2014-07-02
Klimat polityczny?
Na zaproszenie Centrum Studiów Niemieckich i Europejskich Uniwersytetu Wrocławskiego wygłosiłem kilka dni temu wykład inaugurujący Szkołę Letnią, organizowaną kolejno przez instytucje państwa Trójkąta Weimarskiego. Większość słuchaczy stanowili Niemcy. Temat: Koncepcja suwerenności w Europie współczesnej.
Do Wrocławia jechałem z Warszawy pociągiem 6 godzin. I tyle mniej więcej trwała inna podróż, o której wspomniałem, choć to było tylko 60 km, ale inaczej się wtedy podróżowało. Oni jechali konno. Tylko niektórzy - powozami. Podróżowali w ulewnym deszczu. W zimnie. Rankiem owego dnia podpisali dokumenty w Osnabrück i jechali do Münster. Tam rano inni podpisywali swoje umowy. I tam wieczorem wszyscy - 235 dyplomatów - zakończyli procedurę zawierania trzech traktatów pokoju. Był dzień 25 października roku 1648. Dzisiaj nazywamy to Pokojem Westfalskim.
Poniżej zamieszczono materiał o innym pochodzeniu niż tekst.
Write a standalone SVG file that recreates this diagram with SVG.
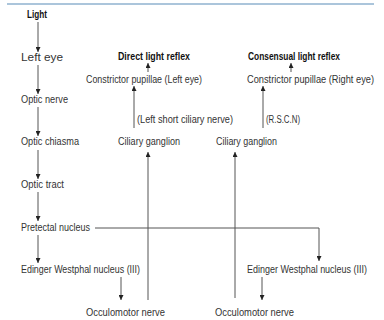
<svg xmlns="http://www.w3.org/2000/svg" width="384" height="320" viewBox="0 0 384 320">
<defs>
<style>
text{font-family:"Liberation Sans",Arial,sans-serif;font-size:10px;fill:#333}
.b{font-weight:bold;fill:#111}
.ln{stroke:#555;stroke-width:1;fill:none}
.ar{marker-end:url(#ah)}
</style>
<marker id="ah" viewBox="0 0 8 8" refX="8" refY="4" markerWidth="5" markerHeight="5" markerUnits="userSpaceOnUse" orient="auto"><path d="M0,0 L8,4 L0,8 z" fill="#222"/></marker>
</defs>
<rect width="384" height="320" fill="#fff"/>
<line x1="7" y1="4" x2="374" y2="4" stroke="#8fb2cf" stroke-width="1.5"/>
<g id="connectors">
<line class="ln ar" x1="38" y1="22" x2="38" y2="52"/>
<line class="ln ar" x1="38" y1="65" x2="38" y2="94"/>
<line class="ln ar" x1="38" y1="107" x2="38" y2="136"/>
<line class="ln ar" x1="38" y1="150" x2="38" y2="179"/>
<line class="ln ar" x1="38" y1="192" x2="38" y2="221"/>
<line class="ln ar" x1="38" y1="235" x2="38" y2="263"/>
<polyline class="ln ar" points="95,228 319,228 319,261"/>
<line class="ln ar" x1="121" y1="277" x2="121" y2="300"/>
<line class="ln ar" x1="262" y1="277" x2="262" y2="300"/>
<line class="ln ar" x1="148" y1="300" x2="148" y2="152"/>
<line class="ln ar" x1="235" y1="298" x2="235" y2="152"/>
<line class="ln ar" x1="134" y1="128" x2="134" y2="86"/>
<line class="ln ar" x1="263" y1="128" x2="263" y2="86"/>
<line class="ln ar" x1="148" y1="72" x2="148" y2="63"/>
<line class="ln ar" x1="291" y1="72" x2="291" y2="63"/>
</g>
<g id="light"><text class="b" x="27" y="18" textLength="20" lengthAdjust="spacingAndGlyphs">Light</text></g>
<g id="left-eye"><text x="21" y="61" textLength="42" lengthAdjust="spacingAndGlyphs">Left eye</text></g>
<g id="optic-nerve"><text x="21" y="103" textLength="47" lengthAdjust="spacingAndGlyphs">Optic nerve</text></g>
<g id="optic-chiasma"><text x="21" y="145" textLength="58" lengthAdjust="spacingAndGlyphs">Optic chiasma</text></g>
<g id="optic-tract"><text x="21" y="188" textLength="43" lengthAdjust="spacingAndGlyphs">Optic tract</text></g>
<g id="pretectal"><text x="21" y="231" textLength="69" lengthAdjust="spacingAndGlyphs">Pretectal nucleus</text></g>
<g id="ew-left"><text x="21" y="273" textLength="119" lengthAdjust="spacingAndGlyphs">Edinger Westphal nucleus (III)</text></g>
<g id="om-left"><text x="86" y="316" textLength="79" lengthAdjust="spacingAndGlyphs">Occulomotor nerve</text></g>
<g id="direct"><text class="b" x="118" y="60" textLength="72" lengthAdjust="spacingAndGlyphs">Direct light reflex</text></g>
<g id="cp-left"><text x="86" y="83" textLength="116" lengthAdjust="spacingAndGlyphs">Constrictor pupillae (Left eye)</text></g>
<g id="lscn"><text x="137" y="123" textLength="96" lengthAdjust="spacingAndGlyphs">(Left short ciliary nerve)</text></g>
<g id="cg-left"><text x="118" y="145" textLength="62" lengthAdjust="spacingAndGlyphs">Ciliary ganglion</text></g>
<g id="consensual"><text class="b" x="248" y="60" textLength="92" lengthAdjust="spacingAndGlyphs">Consensual light reflex</text></g>
<g id="cp-right"><text x="247" y="83" textLength="127" lengthAdjust="spacingAndGlyphs">Constrictor pupillae (Right eye)</text></g>
<g id="rscn"><text x="266" y="123" textLength="34" lengthAdjust="spacingAndGlyphs">(R.S.C.N)</text></g>
<g id="cg-right"><text x="216" y="145" textLength="61" lengthAdjust="spacingAndGlyphs">Ciliary ganglion</text></g>
<g id="ew-right"><text x="247" y="273" textLength="120" lengthAdjust="spacingAndGlyphs">Edinger Westphal nucleus (III)</text></g>
<g id="om-right"><text x="215" y="316" textLength="79" lengthAdjust="spacingAndGlyphs">Occulomotor nerve</text></g>
</svg>
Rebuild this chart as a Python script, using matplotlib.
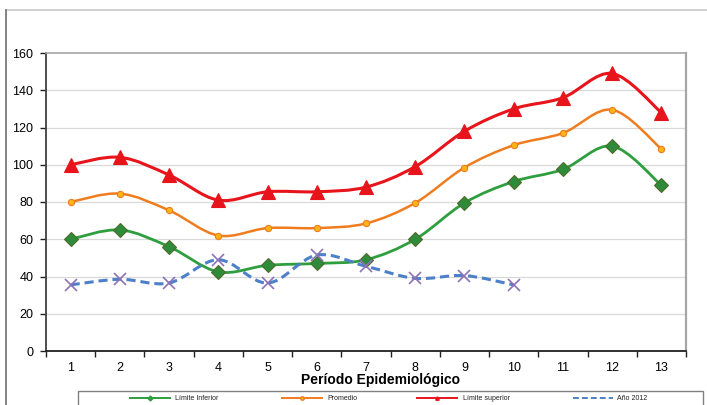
import matplotlib
matplotlib.use("Agg")
import matplotlib.pyplot as plt
from matplotlib.path import Path
from matplotlib.patches import PathPatch, Rectangle
from matplotlib.lines import Line2D
import numpy as np

plt.rcParams['font.family'] = ['Liberation Sans', 'DejaVu Sans']

periodos = list(range(1, 14))
limite_inferior = [60, 65, 56, 42.5, 46, 47, 49, 60, 79.5, 91, 97.5, 110, 89]
promedio = [80, 84.5, 75.5, 62, 66, 66, 68.5, 79.5, 98.5, 110.5, 117, 129.5, 108.5]
limite_superior = [100, 104, 94.5, 81, 85.5, 85.5, 88, 99, 118, 130, 136, 149, 128]
anio_2012 = [35.5, 38.5, 36.5, 49, 36.5, 51.5, 45.5, 39, 40.5, 35.5]

y_ticks = [0, 20, 40, 60, 80, 100, 120, 140, 160]

C_GREEN = "#2E9E3E"
C_ORANGE = "#EF7D1F"
C_RED = "#E8141C"
C_BLUE = "#4D80C8"
C_PURPLE = "#8D72B8"


def smooth_path(xs, ys, tension=1 / 6):
    """Catmull-Rom style smoothed path through the given points."""
    pts = np.column_stack([xs, ys]).astype(float)
    n = len(pts)
    verts = [pts[0]]
    codes = [Path.MOVETO]
    for i in range(n - 1):
        p0 = pts[i - 1] if i > 0 else pts[i]
        p1 = pts[i]
        p2 = pts[i + 1]
        p3 = pts[i + 2] if i + 2 < n else pts[i + 1]
        c1 = p1 + (p2 - p0) * tension
        c2 = p2 - (p3 - p1) * tension
        verts += [c1, c2, p2]
        codes += [Path.CURVE4] * 3
    return Path(verts, codes)


fig = plt.figure(figsize=(7.07, 4.05), dpi=100)
ax = fig.add_axes([46 / 707, 1 - 351 / 405, 640 / 707, 298 / 405])

ax.set_xlim(0.5, 13.5)
ax.set_ylim(0, 160)

for y in y_ticks[1:-1]:
    ax.axhline(y, color="#D9D9D9", lw=0.9, zorder=1)


def draw_series(xs, ys, color, lw, ls, marker, ms, mfc, mec, mew, z):
    patch = PathPatch(smooth_path(xs, ys), fill=False, edgecolor=color,
                      lw=lw, ls=ls, zorder=z, capstyle="butt")
    ax.add_patch(patch)
    ax.plot(xs, ys, ls="none", marker=marker, ms=ms, mfc=mfc, mec=mec,
            mew=mew, zorder=z + 0.5)


draw_series(periodos, limite_superior, C_RED, 2.2, "-", "^", 9.5,
            C_RED, C_RED, 0.8, 3)
draw_series(periodos, promedio, C_ORANGE, 1.8, "-", "o", 4.5,
            "#FDB515", C_ORANGE, 0.8, 3)
draw_series(periodos, limite_inferior, C_GREEN, 2.0, "-", "D", 7,
            "#2E8B3A", "#4F6B2A", 0.8, 3)
draw_series(periodos[:len(anio_2012)], anio_2012, C_BLUE, 2.2, (0, (3, 1.6)),
            "x", 9, C_PURPLE, C_PURPLE, 1.2, 4)

# axes frame
for side in ("top", "right"):
    ax.spines[side].set_color("#A6A6A6")
ax.spines["top"].set_linewidth(1.2)
ax.spines["right"].set_linewidth(1.6)
ax.spines["left"].set_color("#404040")
ax.spines["bottom"].set_color("#202020")
ax.spines["left"].set_linewidth(1.3)
ax.spines["bottom"].set_linewidth(1.3)

ax.set_yticks(y_ticks)
ax.set_yticklabels([str(v) for v in y_ticks], fontsize=9)
ax.tick_params(axis="y", direction="out", length=4, width=1, pad=5,
               colors="#202020", labelcolor="black")

ax.set_xticks(np.arange(0.5, 14, 1.0))
ax.set_xticklabels([])
ax.set_xticks(periodos, minor=True)
ax.set_xticklabels([str(p) for p in periodos], minor=True, fontsize=9)
ax.tick_params(axis="x", which="major", direction="out", length=4, width=1,
               colors="#202020")
ax.tick_params(axis="x", which="minor", length=0, pad=8)

fig.text(381 / 707, 1 - 380 / 405, "Período Epidemiológico", ha="center",
         va="center", fontsize=10, fontweight="bold")

# outer chart border
fig.add_artist(Line2D([6 / 707, 1], [1 - 10 / 405] * 2, color="#C8C8C8",
                      lw=1.2, transform=fig.transFigure))
fig.add_artist(Line2D([6 / 707] * 2, [0, 1 - 10 / 405], color="#707070",
                      lw=1.2, transform=fig.transFigure))

# legend box
fig.add_artist(Rectangle((78 / 707, -0.02), (703 - 78) / 707,
                         0.02 + (405 - 391) / 405, fill=False,
                         edgecolor="#808080", lw=1.0,
                         transform=fig.transFigure))

legend_items = [
    ("Límite Inferior", C_GREEN, "-", "D", C_GREEN, 130, 175),
    ("Promedio", C_ORANGE, "-", "o", "#FDB515", 282, 327),
    ("Límite superior", C_RED, "-", "^", C_RED, 417, 463),
    ("Año 2012", C_BLUE, (0, (3, 1.6)), None, None, 573, 617),
]
ly = 1 - 398 / 405
for label, color, ls, mk, mfc, x0, xt in legend_items:
    fig.add_artist(Line2D([x0 / 707, (x0 + 40) / 707], [ly, ly], color=color,
                          lw=1.4, ls=ls, transform=fig.transFigure))
    if mk:
        fig.add_artist(Line2D([(x0 + 20) / 707], [ly], marker=mk, ms=2.5,
                              color=color, mfc=mfc, mec=color, ls="none",
                              transform=fig.transFigure))
    fig.text(xt / 707, ly, label, fontsize=5, va="center", ha="left",
             color="#202020")

fig.savefig("out.png", dpi=100)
Wpływ tam przyjętej koncepcji suwerenności zaznacza się do dziś. Jednakże demokratyczne państwo praworządne – nie było wtedy takich – jest suwerenne ex definitione, a jego suwerenność jest niepodzielna. Taka jest suwerenność państwa członkowskiego UE.
Nie zamierzam streszczać tu wykładu, a tylko zapytać: Irytuje nas nietypowa zmienność pogody? A czy dostrzegamy związek między tym zjawiskiem a trwalszą zmianą klimatu? Czy wiemy dostatecznie dużo o wpływie zmian klimatycznych na politykę czy polityki na klimat? „Potop szwedzki“ to przenośnia, ale nie wzięła się z niczego. Pokój Westfalski także się dość wyraźnie z klimatem wiązał. Polecam książkę: Geoffrey Parker, Global Crisis. War, Climate Change and Cathastrofe in the Seventeenth Century, Yale University Press 2013.